Serge Halimi s’est rendu compte qu’Arte voulait « faire saigner la Russie » : « L’annexion de la Crimée, la guerre en Ukraine, la diffusion de fausses informations par des sites liés à la Russie ont transformé Moscou en cible régulière, voire obsessionnelle, des médias occidentaux. Une chaîne publique vouée à la connaissance et à la culture aurait pu résister à ce travers. Mais, sous la forme de séries ou de documentaires, Arte semble s’obstiner à faire le choix inverse. »
Pour Téo Cazenaves, certaines victimes des attentats sont moins victimes que d’autres : « Loin du cœur, loin des yeux » : « Parce qu’elle coûte cher et génère moins d’audience que les commérages sur la vie privée des vedettes, l’information internationale ne constitue pas une priorité pour les dirigeants éditoriaux. Certains pays géographiquement et culturellement proches bénéficient cependant d’une meilleure couverture que d’autres. Le traitement médiatique des attentats illustre cette dynamique d’une manière éclairante. »
Pour Gérard Pommier, on en vient à médicaliser toute expérience humaine : « Une perturbation de l’humeur, des moments de chagrin ou de tension sont-ils toujours signes de maladie ? La psychiatrie européenne a longtemps su en évaluer la gravité et trouver les prescriptions appropriées, du médicament à la cure psychanalytique.
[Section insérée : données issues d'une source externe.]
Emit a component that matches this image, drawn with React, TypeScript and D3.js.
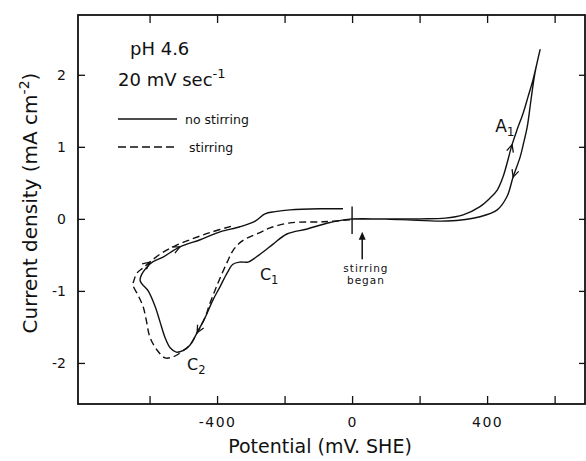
import React, { useRef, useEffect } from 'react';
import * as d3 from 'd3';

// potential (mV vs SHE) / current density (mA cm^-2)
const noStirring: [number, number][] = [
  [0, 0], [201, 0], [276, 0.01], [329, 0.056], [379, 0.17], [409, 0.29], [430, 0.4],
  [447, 0.58], [474, 1.03], [489, 1.24], [507, 1.47], [521, 1.69], [536, 1.93], [557, 2.35],
  [542, 2.03], [530, 1.65], [519, 1.28], [507, 1.03], [498, 0.86], [477, 0.58], [459, 0.31],
  [430, 0.125], [379, 0.03], [281, -0.03], [142, -0.01], [0, 0],
  [-65, -0.05], [-133, -0.14], [-193, -0.21], [-234, -0.35], [-258, -0.44], [-284, -0.53],
  [-308, -0.6], [-332, -0.6], [-353, -0.63], [-370, -0.75], [-391, -0.94], [-412, -1.125],
  [-436, -1.375], [-459, -1.58], [-480, -1.75], [-501, -1.83], [-521, -1.85], [-539, -1.79],
  [-554, -1.65], [-569, -1.43], [-584, -1.21], [-604, -1.0], [-628, -0.85],
  [-599, -0.625], [-560, -0.53], [-510, -0.39], [-450, -0.29], [-391, -0.18], [-332, -0.11],
  [-287, -0.03], [-258, 0.07], [-228, 0.1], [-184, 0.125], [-95, 0.14], [-27, 0.14],
];

const stirring: [number, number][] = [
  [-6, -0.014], [-86, -0.04], [-184, -0.056], [-243, -0.125], [-273, -0.19], [-308, -0.26],
  [-332, -0.33], [-353, -0.44], [-370, -0.6], [-391, -0.82], [-406, -0.99], [-421, -1.17],
  [-436, -1.375], [-459, -1.58], [-480, -1.75], [-501, -1.83], [-519, -1.89], [-533, -1.92],
  [-554, -1.93], [-578, -1.82], [-599, -1.64], [-610, -1.4], [-619, -1.22], [-634, -1.06],
  [-649, -0.92], [-646, -0.85], [-637, -0.75], [-619, -0.68], [-599, -0.6], [-569, -0.49],
  [-524, -0.375], [-480, -0.29], [-421, -0.19], [-356, -0.1],
];

// scan-direction arrows: [E, I] near which the chevron sits
const solidArrows: [number, number][] = [[474, 1.03], [477, 0.58], [-459, -1.58], [-510, -0.39]];
const dashedArrows: [number, number][] = [[-599, -0.6]];

const xTicks = [-600, -400, -200, 0, 200, 400, 600];
const xLabelled = [-400, 0, 400];
const yTicks = [-2, -1, 0, 1, 2];

const FONT = '"DejaVu Sans", Verdana, sans-serif';
const INK = '#111';

const App = () => {
  const svgRef = useRef<SVGSVGElement>(null);

  useEffect(() => {
    const svg = d3.select(svgRef.current);
    svg.selectAll('*').remove();

    const x = d3.scaleLinear().domain([-812, 693]).range([78, 586]);
    const y = d3.scaleLinear().domain([-2.57, 2.83]).range([404, 15]);
    const fmt = (d: number) => (d < 0 ? '-' + Math.abs(d) : String(d));

    const g = svg.append('g').attr('font-family', FONT);

    // axes, ticks pointing inward
    const bottom = g.append('g').attr('transform', 'translate(0,404)')
      .call(d3.axisBottom(x).tickValues(xTicks).tickSizeInner(-8).tickSizeOuter(0).tickPadding(13)
        .tickFormat((d: any) => (xLabelled.includes(d) ? fmt(d) : '')));
    const top = g.append('g').attr('transform', 'translate(0,15)')
      .call(d3.axisTop(x).tickValues(xTicks).tickSizeInner(-8).tickSizeOuter(0).tickFormat(() => ''));
    const left = g.append('g').attr('transform', 'translate(78,0)')
      .call(d3.axisLeft(y).tickValues(yTicks).tickSizeInner(-7).tickSizeOuter(0).tickPadding(12)
        .tickFormat((d: any) => fmt(d)));
    const right = g.append('g').attr('transform', 'translate(585,0)')
      .call(d3.axisRight(y).tickValues(yTicks).tickSizeInner(-6).tickSizeOuter(0).tickFormat(() => ''));
    [bottom, top, left, right].forEach(a => {
      a.select('.domain').remove();
      a.selectAll('line').attr('stroke', INK).attr('stroke-width', 1.3);
      a.selectAll('text').attr('font-family', FONT).attr('font-size', 14).attr('fill', INK);
    });
    bottom.selectAll('text').attr('letter-spacing', 1.5);

    g.append('rect')
      .attr('x', 78).attr('y', 15).attr('width', 507).attr('height', 389)
      .attr('fill', 'none').attr('stroke', INK).attr('stroke-width', 1.8);

    // curves
    const line = d3.line<[number, number]>()
      .x(d => x(d[0])).y(d => y(d[1]))
      .curve(d3.curveCatmullRom.alpha(0.5));

    g.append('path').attr('d', line(noStirring))
      .attr('fill', 'none').attr('stroke', INK).attr('stroke-width', 1.4);
    g.append('path').attr('d', line(stirring))
      .attr('fill', 'none').attr('stroke', INK).attr('stroke-width', 1.4)
      .attr('stroke-dasharray', '7,4');

    // chevrons along the scan direction
    const chevron = (series: [number, number][], at: [number, number]) => {
      const pts = series.map(d => [x(d[0]), y(d[1])]);
      const tx = x(at[0]), ty = y(at[1]);
      let k = 0;
      pts.forEach((p, i) => {
        if (Math.hypot(p[0] - tx, p[1] - ty) < Math.hypot(pts[k][0] - tx, pts[k][1] - ty)) k = i;
      });
      const a = pts[Math.max(k - 1, 0)], b = pts[Math.min(k + 1, pts.length - 1)];
      const ang = Math.atan2(b[1] - a[1], b[0] - a[0]);
      const [px, py] = pts[k];
      const len = 8, spread = 0.45;
      const p1 = [px - len * Math.cos(ang - spread), py - len * Math.sin(ang - spread)];
      const p2 = [px - len * Math.cos(ang + spread), py - len * Math.sin(ang + spread)];
      g.append('path')
        .attr('d', `M${p1[0]},${p1[1]}L${px},${py}L${p2[0]},${p2[1]}`)
        .attr('fill', 'none').attr('stroke', INK).attr('stroke-width', 1.3);
    };
    solidArrows.forEach(a => chevron(noStirring, a));
    dashedArrows.forEach(a => chevron(stirring, a));

    // "stirring began" marker at 0 mV
    g.append('line')
      .attr('x1', x(0)).attr('x2', x(0)).attr('y1', y(0.17)).attr('y2', y(-0.21))
      .attr('stroke', INK).attr('stroke-width', 1.4);
    g.append('line')
      .attr('x1', x(30)).attr('x2', x(30)).attr('y1', y(-0.56)).attr('y2', y(-0.26))
      .attr('stroke', INK).attr('stroke-width', 1.5);
    g.append('path')
      .attr('d', `M${x(30)},${y(-0.18)}l-3.5,8h7z`).attr('fill', INK);
    const sb = g.append('text').attr('text-anchor', 'middle').attr('font-size', 10.5)
      .attr('letter-spacing', 1).attr('fill', INK);
    sb.append('tspan').attr('x', x(41)).attr('y', y(-0.74)).text('stirring');
    sb.append('tspan').attr('x', x(41)).attr('y', y(-0.9)).text('began');

    // peak labels
    const sub = (lab: string, s: string, E: number, I: number, size: number) => {
      const t = g.append('text').attr('x', x(E)).attr('y', y(I)).attr('font-size', size).attr('fill', INK);
      t.append('tspan').text(lab);
      t.append('tspan').attr('font-size', size * 0.72).attr('dy', 4).text(s);
    };
    sub('A', '1', 424, 1.2, 17);
    sub('C', '1', -273, -0.85, 16);
    sub('C', '2', -489, -2.1, 16);

    // conditions and legend
    g.append('text').attr('x', 130).attr('y', 55).attr('font-size', 18).attr('fill', INK).text('pH 4.6');
    const rate = g.append('text').attr('x', 118).attr('y', 86).attr('font-size', 18).attr('fill', INK);
    rate.append('tspan').text('20 mV sec');
    rate.append('tspan').attr('font-size', 13).attr('dy', -8).text('-1');

    g.append('line').attr('x1', 118).attr('x2', 177).attr('y1', 119).attr('y2', 119)
      .attr('stroke', INK).attr('stroke-width', 1.4);
    g.append('text').attr('x', 185).attr('y', 123.5).attr('font-size', 12.5).attr('fill', INK).text('no stirring');
    g.append('line').attr('x1', 118).attr('x2', 174).attr('y1', 147).attr('y2', 147)
      .attr('stroke', INK).attr('stroke-width', 1.4).attr('stroke-dasharray', '8,4');
    g.append('text').attr('x', 189).attr('y', 151.5).attr('font-size', 12.5).attr('fill', INK).text('stirring');

    // axis titles
    g.append('text').attr('x', 320).attr('y', 453).attr('text-anchor', 'middle')
      .attr('font-size', 19).attr('fill', INK).text('Potential (mV. SHE)');
    const yt = g.append('text').attr('transform', 'translate(37,203) rotate(-90)')
      .attr('text-anchor', 'middle').attr('font-size', 20).attr('fill', INK);
    yt.append('tspan').text('Current density (mA cm');
    yt.append('tspan').attr('font-size', 14).attr('dy', -8).text('-2');
    yt.append('tspan').attr('dy', 8).text(')');
  }, []);

  return (
    <svg ref={svgRef} width={586} height={461}
      style={{ position: 'absolute', left: 0, top: 0, background: '#fff' }} />
  );
};

export default App;
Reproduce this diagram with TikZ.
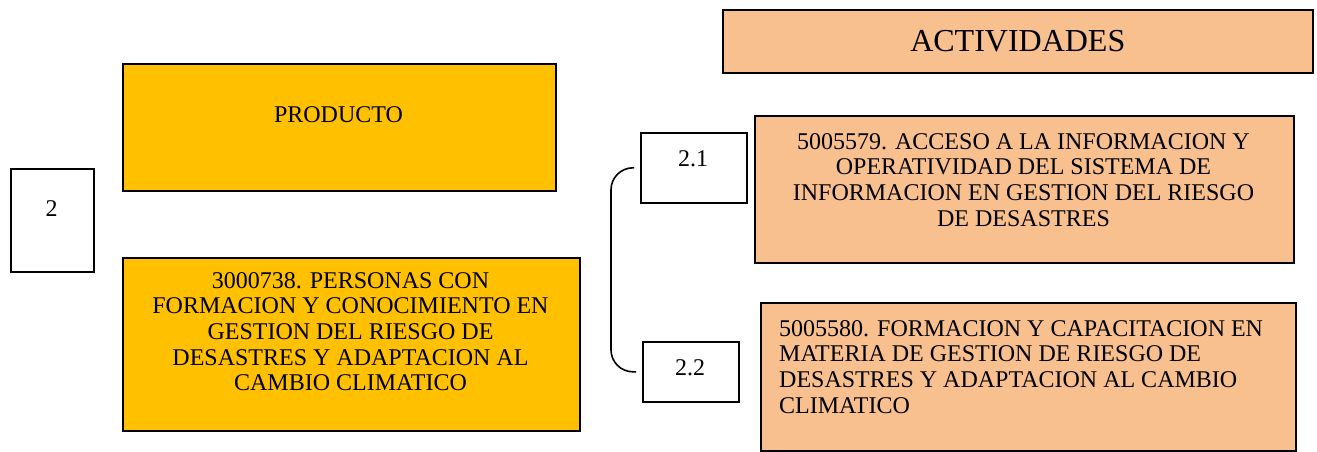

L’industrie pharmaceutique incite en revanche, sous couvert de science, à transformer des difficultés normales en pathologies pour lesquelles elle offre une solution. »
Pourquoi manger bio ?, demande Claire Lecœuvre : « L’association Générations futures a dévoilé le 20 février un rapport sur la présence de pesticides dans les produits agricoles : 73 % des fruits analysés pendant cinq ans et 41 % des légumes étaient contaminés. De quoi renforcer encore l’intérêt pour l’agriculture biologique. Mais que disent les études scientifiques sur les bienfaits de cette dernière en termes d’environnement comme de santé ? »
Marion Leclair revient sur « une aurore du féminisme » incarnée par Mary Wollstonecraft (mère de Mary Shelley) : « Mary Wollstonecraft eut une pensée hardie et une vie peu conformiste. Partie prenante des débats que la Révolution française suscita en Angleterre et activement liée au radicalisme, elle politisa sa réflexion sur l’oppression des femmes, notamment à la lumière de la critique du despotisme. »
Pour Pierre Rimbert, il faut savoir « choisir ses héros » : « Le 22 janvier dernier, Reporters sans frontières et Universal Pictures International France conviaient leurs invités au cinéma Publicis Drugstore, sur les Champs-Élysées, à Paris. Ils allaient assister à l’avant-première d’un film qui « ausculte les notions de vérité et d’investigation et place le journalisme au cœur de l’intrigue » : The Post, de Steven Spielberg, diffusé dans les salles françaises sous le titre Pentagon Papers. L’histoire, inspirée de faits réels, se déroule aux États-Unis en 1971. Daniel Ellsberg, analyste d’un think tank du Pentagone, a pris tous les risques pour photocopier un document classé secret-défense prouvant que John Kennedy et Lyndon Johnson ont menti au Congrès ainsi qu’au public sur la guerre du Vietnam, qu’ils savaient ingagnable. Le New York Times en publie une synthèse, mais une décision de justice lui interdit de poursuivre. Modeste quotidien régional, le Washington Post va-t-il prendre le relais de son prestigieux confrère ? Ce lundi soir, à Paris, les journalistes sont venus nombreux admirer le jeu de Meryl Streep dans le rôle de Katharine Graham, la propriétaire du Post, et celui de Tom Hanks, qui campe le rédacteur en chef.